事故調査が進む中、ボーイング社が 自ら過去の事故機の修理の不備を発表したのも不可解です。事故の7年前に機体後部を滑走路にぶつけるという操縦ミスによる事故があり、このとき、内部の圧力隔壁の取付けフレーム等にゆがみが生じ圧力隔壁の下部も変形したそうです。そこで、製造元である米ボーイング社の専門スタッフをアメリカから招き、隔壁下半部の取り替え修理を行なったのですが、ズレと寸法違いが生じたため、1枚板で修理すべきものを、2枚のつぎ合わせで行ってしまったと言うのです。

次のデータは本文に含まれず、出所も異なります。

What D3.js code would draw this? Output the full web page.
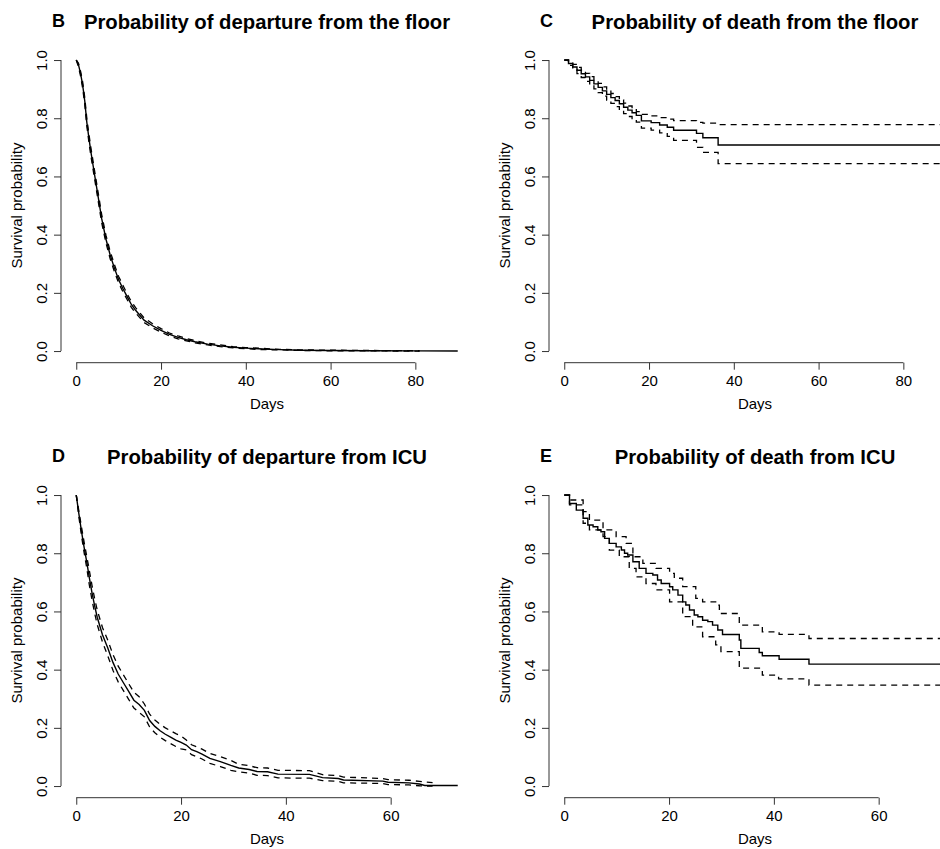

「ドーン」という音の波形から「衝撃波」特有の波と断定し、さらに、隔壁の修理ミスのあった箇所を起点とする長さ2.2メートルに達する破断が確認されたと事故調査委員会は説明しています。

ボーイング社は隔壁修理ミスを認める声明を発表したものの、今回の事故との関連は否定しています。ところが、最終報告書には同意しているのです。

 

ボーイング社にとって修理の不備だと言った方が得だったとするならば、それはどんな状況なのでしょう。

 

 

急減圧は本当にあったのか

 

「隔壁説」というのは、圧力隔壁修理ミスより生じた隔壁破壊と与圧空気流に垂直尾翼と油圧システムを含む後部胴体の破壊が事故原因であるとする説です。その場合、機内では急減圧が起き、空気の白濁現象と同時に破壊された方向へ向かって急激な空気の流れ(強風)が生じます。強烈な耳鳴りと強い痛みに襲われて、酸素補給が行なわれなければ、酸素欠乏症に至りついには失神してしまうそうです。

生存者も強い風を感じてはいますが、遺書も複数残っており、機長たちは「ドーン」音からレーダーから消えるまでの32分間、酸素マスクをつけずに運行を続けています。そして、調査委員会も不明と発表している謎のヒューヒュー音。

様々な状況証拠から、急減圧は無かったとしか考えられません。著者さんは隔壁の最上部で隔壁と胴体の取り付け部に、引きちぎりによるスキ間が生じ、その後のダッチロール飛行による機体の周期的ネジレ現象によって左外周部に広がったのではないかと推測しています。

 

 

まとめ

 

本件に関しては、日本航空機長組合、日本航空先任航空機関士組合からも真の原因究明と再発防止を求める声明が出されています。圧力壁の修理ミスによるものではなく、何らかの飛来物が機体に衝突したのだとすれば、それは何なのか。何件もの証言があるオレンジ色の閃光や流れ星は何だったのか。なぜJAL職員は最初「北朝鮮のミサイルに撃ち落された」と家族に言ったのか。テレビ局や新聞社に届いた自衛隊員という人物からの怪文書「戦艦『たかちほ』より発射された対空ミサイルが日航機に当たってしまった」というのは本当にデタラメなのか。著者さんが山中で拾った金属片は一体何だったのか。

本当にこの事故はおかしなことだらけです。ボイスレコーダー、フライトレコーダーの開示請求が最高裁で棄却されているのが残念でなりませんが、それだけ大きな力が働いているのではないかと思ってしまいました。真相が知りたいものです。